The Sopranos (1999–2007)
10/10
Brilliant look at the neighborhood mob
25 February 2010
Though "The Sopranos" is yet another gift from the megahit "The Godfather" and sequels, which dramatized and to a certain extent glamorized the mafia, "The Sopranos" takes another tack. No suited up, classy mobsters here with homes in Lake Tahoe and stakes in Vegas casinos - these guys are goombahs, with a front of waste management, who deal with things that fall off the back of trucks, topless bars, protection money - in short, what the neighborhood mobs were all about.

Colorful characters dominate this series, which doesn't hold back on the sex and graphic violence. Tony Soprano (James Gandolfini) is a mob head with a wife and two children, living in New Jersey, who suffers from panic attacks as he tries to balance his biological family with his mafia one. To get to the bottom of his attacks, he sees a psychiatrist, Jennifer Melfi (Lorraine Bracco), who is afraid of him and yet attracted to him at the same time. Tony's henchman - Paulie, his nephew Christopher, his Uncle Junior (the titular head of the mob), his good friend Pussy - are all fully fleshed-out characters.

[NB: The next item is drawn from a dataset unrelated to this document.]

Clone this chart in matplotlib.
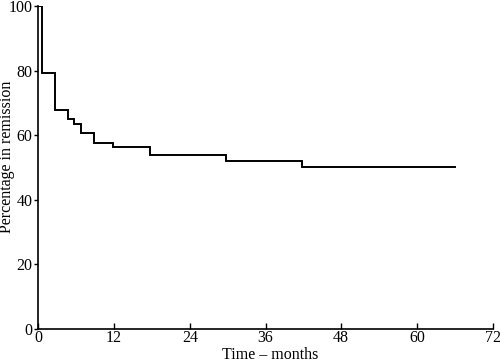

As we learn going through the series, there are enemies not only from without, but from within, and one of those enemies includes Tony's sickly but horrible mother (Nancy Marchand), who convinces Junior that Tony is a danger to him. Tony's sister Janice, meanwhile, is searching for money in her mother's house with a stethoscope and a Geiger counter. Tony has mistress problems, and a wife (Edie Falco) who puts up with a lot because she loves him, all the while keeping ties to her Catholic religion. "The church frowns on divorce," she tells one woman contemplating a split. "Let the Pope live with him," is the response. As far as Tony's mistress problems, his psychiatrist points out that Tony is attracted to demanding women for whom nothing is ever enough, and asks him if it sounds familiar. Yeah, it sounds like his mother.

I'm of Italian descent, and yes, I'm sick of Italians being shown in a negative light and everyone assuming all Italians are mobsters. Yet you can't help liking this show, which is a constant reminder of our culture. (Thanksgiving, it's pointed out, isn't turkey and sweet potato pie - it's the antipasto, the manicotti, the meatballs and escarole, and then the bird!) Not to mention, the right-on pronunciation of words like melenzana (mullinyan), escarole (scarole), manicotti (manigot) etc. The only un-Italian thing about Tony is that he doesn't have a finished basement, something unheard of in the rest of my family (except my parents never had one either).

The standouts in this show are Gandolfini, as a ruthless gangster on antidepressants, Falco, who is brilliant as his wife, and Bracco as the tortured Jennifer. But everyone is excellent. If you can take the violence and the language, this is a great show, an unrelenting portrait of New Jersey mob life, with a finale that will haunt you.